Our memory model is strongly inspired by the Vulkan memory model, as presented in https://github.com/KhronosGroup/Vulkan-MemoryModel/blob/master/alloy/spirv.als as of the git commit f9110270e1799041bdaaf00a1db70fd4175d433f and in https://github.com/KhronosGroup/Vulkan-Docs/blob/master/appendices/memorymodel.txt as of the git commit 56e0289318a4cd23aa5f5dcfb290ee873be53b82. That memory model is under Creative Commons Attribution 4.0 International License per the comment at the top of both files: http://creativecommons.org/licenses/by/4.0/ and is Copyright (c) 2017-2018 Khronos Group or Copyright (c) 2017-2019 Khronos Group depending on the file.

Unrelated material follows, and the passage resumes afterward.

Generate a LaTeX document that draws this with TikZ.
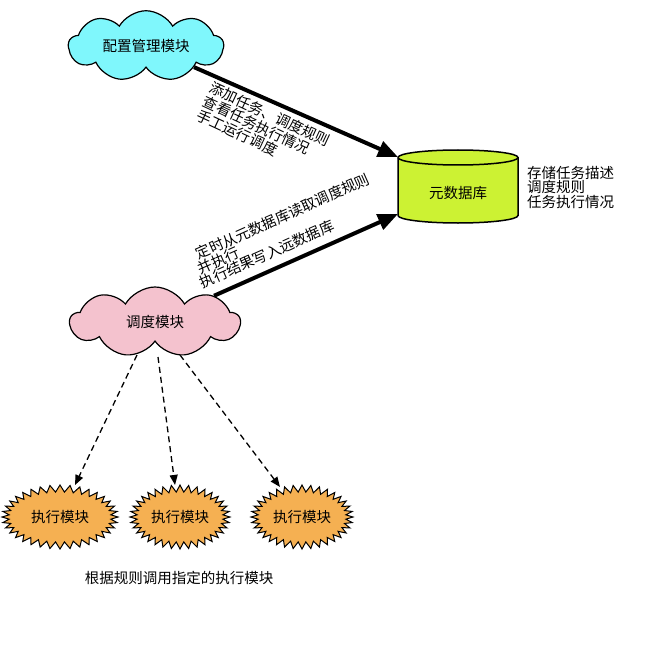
\documentclass[tikz,border=0pt]{standalone}
\usepackage{fontspec}
\setmainfont{Noto Sans CJK SC}
\usetikzlibrary{shapes.symbols,arrows.meta}
\definecolor{cfgc}{RGB}{127,247,252}
\definecolor{schc}{RGB}{244,194,206}
\definecolor{dbc}{RGB}{204,242,51}
\definecolor{exc}{RGB}{245,176,82}
\begin{document}
\begin{tikzpicture}[x=1pt,y=-1pt,
  font=\fontsize{14.5}{15}\selectfont,
  cloudbox/.style={cloud, draw=black, line width=1.2pt, cloud puffs=9, cloud puff arc=120, aspect=2.5, inner sep=0pt},
  burst/.style={starburst, draw=black, line width=1pt, fill=exc, starburst points=36, starburst point height=7pt, random starburst=0, inner sep=0pt, minimum height=64pt},
  bigarrow/.style={line width=4pt, -{Triangle[length=20pt,width=16pt]}},
  dasharrow/.style={line width=1.3pt, dash pattern=on 6pt off 4pt, -{Triangle[length=10pt,width=8pt]}},
  lbl/.style={inner sep=0pt, align=left, font=\fontsize{14.5}{15}\selectfont}
]
\useasboundingbox (0,0) rectangle (671,655);

% config cloud
\node[cloudbox, fill=cfgc, minimum width=155pt, minimum height=60pt] (cfg) at (146,46) {配置管理模块};

% metadata cylinder
\filldraw[fill=dbc, draw=black, line width=1.5pt]
  (398,157.5) -- (398,215.5) arc[start angle=180, end angle=360, x radius=60pt, y radius=7.5pt]
  -- (518,157.5) arc[start angle=0, end angle=180, x radius=60pt, y radius=7.5pt] -- cycle;
\draw[line width=1.5pt] (398,157.5) arc[start angle=180, end angle=360, x radius=60pt, y radius=7.5pt];
\node[inner sep=0pt] (db) at (458,193) {元数据库};
\coordinate (dbA) at (398,157);
\coordinate (dbB) at (398,214);
\node[lbl, anchor=north west, font=\fontsize{14.5}{14.5}\selectfont] (dbnote) at (527,166) {存储任务描述\\调度规则\\任务执行情况};

% scheduler cloud
\node[cloudbox, fill=schc, minimum width=170pt, minimum height=70pt] (sch) at (155,322) {调度模块};

% executors
\node[burst, minimum width=116pt] (ex1) at (60,517) {执行模块};
\node[burst, minimum width=100pt] (ex2) at (180,517) {执行模块};
\node[burst, minimum width=102pt] (ex3) at (302,517) {执行模块};

\node[inner sep=0pt] (note) at (179,578) {根据规则调用指定的执行模块};

% arrows
\draw[bigarrow] (cfg) -- (dbA);
\draw[bigarrow] (sch) -- (dbB);

\node[lbl, anchor=north west, rotate=-25, font=\fontsize{14.5}{15.2}\selectfont] (l1) at (213.5,80.5) {添加任务、调度规则\\查看任务执行情况\\手工运行调度};
\node[lbl, anchor=north west, rotate=24, font=\fontsize{14.5}{14}\selectfont] (l2) at (193.5,248.5) {定时从元数据库读取调度规则\\\hspace*{-4pt}并执行\\\hspace*{-8pt}执行结果写入远数据库};

\coordinate (s1) at (137,355);
\coordinate (s2) at (158,357);
\coordinate (s3) at (180,355);
\draw[dasharrow] (s1) -- ([xshift=15pt,yshift=-1pt]ex1.north);
\draw[dasharrow] (s2) -- ([xshift=-5pt,yshift=-1pt]ex2.north);
\draw[dasharrow] (s3) -- ([xshift=-22pt,yshift=-3pt]ex3.north);
\end{tikzpicture}
\end{document}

The main difference between the two models is that we avoid undefined behaviour by making races merely make reads return unspecified results. This is in turn safe, as our execution semantics for loads (see above) clamp any enum value to a valid value of that type, and there can be no race on pointers or array references as they are limited to the thread address space.

Apart from that, we only removed parts of the model, since some operations supported by Vulkhan are not supported by WSL, and renamed some elements for consistency with the rest of this specification.

Memory locations

A memory location identifies unique storage for 8 bits of data. Memory operations access a set of memory locations consisting of one or more memory locations at a time, e.g. an operation accessing a 32-bit integer in memory would read/write a set of four memory locations. Two sets of memory locations overlap if the intersection of their sets of memory locations is non-empty. A memory operation must not affect memory at a memory location not within its set of memory locations.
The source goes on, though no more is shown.